**Short problem**. Everything from the first line to the line containing "36, 40, 37, 37, 35]" is to be repeated exactly; nothing past it.

──────── Stored data

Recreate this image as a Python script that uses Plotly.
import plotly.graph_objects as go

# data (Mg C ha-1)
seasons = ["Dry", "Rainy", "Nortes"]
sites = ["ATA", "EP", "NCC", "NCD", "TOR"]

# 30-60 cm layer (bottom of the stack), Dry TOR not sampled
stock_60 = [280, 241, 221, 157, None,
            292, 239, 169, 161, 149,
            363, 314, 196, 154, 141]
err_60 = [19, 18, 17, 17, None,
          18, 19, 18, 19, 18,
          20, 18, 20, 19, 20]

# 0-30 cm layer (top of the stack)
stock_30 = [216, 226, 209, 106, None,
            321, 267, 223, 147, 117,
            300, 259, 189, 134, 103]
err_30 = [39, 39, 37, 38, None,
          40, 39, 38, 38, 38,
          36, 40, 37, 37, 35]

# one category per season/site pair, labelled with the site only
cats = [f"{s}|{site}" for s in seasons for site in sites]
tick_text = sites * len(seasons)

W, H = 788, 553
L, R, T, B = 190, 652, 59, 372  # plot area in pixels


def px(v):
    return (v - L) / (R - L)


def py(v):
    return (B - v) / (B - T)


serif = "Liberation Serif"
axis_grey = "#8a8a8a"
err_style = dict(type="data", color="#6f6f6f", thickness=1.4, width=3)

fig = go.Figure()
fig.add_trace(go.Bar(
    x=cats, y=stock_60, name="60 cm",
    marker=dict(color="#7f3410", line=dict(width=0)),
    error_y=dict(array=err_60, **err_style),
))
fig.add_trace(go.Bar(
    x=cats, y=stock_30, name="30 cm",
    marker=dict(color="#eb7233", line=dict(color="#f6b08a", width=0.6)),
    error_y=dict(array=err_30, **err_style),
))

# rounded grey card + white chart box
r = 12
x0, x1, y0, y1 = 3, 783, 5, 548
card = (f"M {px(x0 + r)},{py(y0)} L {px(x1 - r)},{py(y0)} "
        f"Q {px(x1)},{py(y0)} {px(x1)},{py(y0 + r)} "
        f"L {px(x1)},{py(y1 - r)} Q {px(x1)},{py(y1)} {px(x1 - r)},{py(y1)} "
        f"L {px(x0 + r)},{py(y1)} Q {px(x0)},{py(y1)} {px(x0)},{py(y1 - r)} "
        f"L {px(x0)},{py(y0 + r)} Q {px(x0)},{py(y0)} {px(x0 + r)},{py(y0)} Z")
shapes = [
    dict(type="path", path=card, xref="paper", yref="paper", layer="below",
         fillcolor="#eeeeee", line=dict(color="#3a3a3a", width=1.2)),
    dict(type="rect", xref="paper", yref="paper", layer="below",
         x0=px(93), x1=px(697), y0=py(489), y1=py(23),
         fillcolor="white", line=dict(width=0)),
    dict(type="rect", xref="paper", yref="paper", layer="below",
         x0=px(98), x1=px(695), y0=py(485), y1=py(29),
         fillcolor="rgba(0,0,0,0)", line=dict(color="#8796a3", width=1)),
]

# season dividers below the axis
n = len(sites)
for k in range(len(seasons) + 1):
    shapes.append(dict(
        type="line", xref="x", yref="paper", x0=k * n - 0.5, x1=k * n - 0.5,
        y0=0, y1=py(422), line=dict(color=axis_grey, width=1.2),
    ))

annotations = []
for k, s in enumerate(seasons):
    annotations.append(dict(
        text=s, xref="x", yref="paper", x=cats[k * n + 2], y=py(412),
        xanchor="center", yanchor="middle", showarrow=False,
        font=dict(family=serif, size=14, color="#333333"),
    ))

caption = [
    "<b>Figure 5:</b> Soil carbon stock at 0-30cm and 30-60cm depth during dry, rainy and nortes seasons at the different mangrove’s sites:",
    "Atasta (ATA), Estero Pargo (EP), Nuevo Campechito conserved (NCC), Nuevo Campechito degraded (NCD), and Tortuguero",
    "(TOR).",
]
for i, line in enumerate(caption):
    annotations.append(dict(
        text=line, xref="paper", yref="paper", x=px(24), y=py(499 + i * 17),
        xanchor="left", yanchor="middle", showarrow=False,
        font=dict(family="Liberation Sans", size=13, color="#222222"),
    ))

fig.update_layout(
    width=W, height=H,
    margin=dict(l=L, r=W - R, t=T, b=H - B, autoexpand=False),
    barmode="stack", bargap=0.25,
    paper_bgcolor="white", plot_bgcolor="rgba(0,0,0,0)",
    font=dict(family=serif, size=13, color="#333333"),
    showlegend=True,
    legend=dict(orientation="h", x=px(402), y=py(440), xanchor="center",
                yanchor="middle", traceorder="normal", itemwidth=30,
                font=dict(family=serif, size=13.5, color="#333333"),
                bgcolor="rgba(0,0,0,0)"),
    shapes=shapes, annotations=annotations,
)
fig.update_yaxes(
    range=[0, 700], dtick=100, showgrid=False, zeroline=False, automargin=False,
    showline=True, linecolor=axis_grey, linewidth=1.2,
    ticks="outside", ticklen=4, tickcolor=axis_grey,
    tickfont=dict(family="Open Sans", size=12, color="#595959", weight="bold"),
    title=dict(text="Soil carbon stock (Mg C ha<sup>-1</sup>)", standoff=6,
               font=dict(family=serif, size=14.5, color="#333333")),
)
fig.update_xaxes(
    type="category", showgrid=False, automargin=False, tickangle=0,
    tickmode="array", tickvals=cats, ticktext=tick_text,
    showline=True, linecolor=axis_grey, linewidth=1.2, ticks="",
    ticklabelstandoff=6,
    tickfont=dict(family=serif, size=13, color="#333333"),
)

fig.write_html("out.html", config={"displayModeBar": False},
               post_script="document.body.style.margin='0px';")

────────────────

**The response**.
Recreate this image as a Python script that uses Plotly.
import plotly.graph_objects as go

# data (Mg C ha-1)
seasons = ["Dry", "Rainy", "Nortes"]
sites = ["ATA", "EP", "NCC", "NCD", "TOR"]

# 30-60 cm layer (bottom of the stack), Dry TOR not sampled
stock_60 = [280, 241, 221, 157, None,
            292, 239, 169, 161, 149,
            363, 314, 196, 154, 141]
err_60 = [19, 18, 17, 17, None,
          18, 19, 18, 19, 18,
          20, 18, 20, 19, 20]

# 0-30 cm layer (top of the stack)
stock_30 = [216, 226, 209, 106, None,
            321, 267, 223, 147, 117,
            300, 259, 189, 134, 103]
err_30 = [39, 39, 37, 38, None,
          40, 39, 38, 38, 38,
          36, 40, 37, 37, 35]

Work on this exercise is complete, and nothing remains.